As its rather alarming title indicates, it deals exclusively with fecal matter discussed from every possible point of view. The word “holy” is well chosen, because most organic growers would agree that there is a spiritual aspect to the miraculous cycle of birth and death that is at the heart of sustainable agriculture. Logsdon handles with equal ease the philosophy and the nuts and bolts of practical gardening and farming. He clearly detests modern agribusiness and is an enthusiast for small-scale farming, which is far more productive and efficient. He says: “Chicken, goat and sheep manures are at the high-end in nutritional content, cows and pigs at the low end, and horses in the middle. There’s a comfort in this for the garden farmer on small acreage; the more practical animals to keep- chickens, goats and sheep- are also the producers of the richest manure.”
His book covers every possible aspect of his subject; the practical aspects of hauling and spreading properly composted manure, the way animals should be confined to keep them clean, how pigs are naturally clean if allowed to be. He discusses “cat litter and dog dung.” There is a remarkable chapter on the scientific analysis of what exactly fecal matter consists of.

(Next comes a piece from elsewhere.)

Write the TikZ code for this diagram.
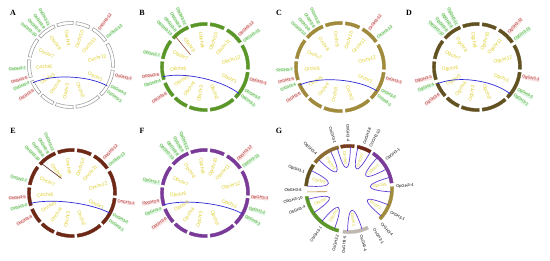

The last chapters deal with the controversial subject of human waste, giving numbers on the vast amount of potential fertilizer that is thrown away in modern society. He accepts that the problem of treating the output from sewers that also accept industrial effluent is virtually insoluble, but points out that the small farmer not connected to the municipal system is in an ideal position to use his own waste, and gives lots of advice on doing this.
Behind Logsdon’s breezy style, one can detect deep worries about the future and the damage done by chemical farming. He says, “It has taken us about one hundred years to reduce soil organic matter to dangerously low levels- from about 5 percent on average, to below 2 percent- and experts say it might take at least that long to build them back up again using organic methods on a large scale.” This is deeply depressing, and as with most of the ills that beset us, we can only each of us do our best in our own small way.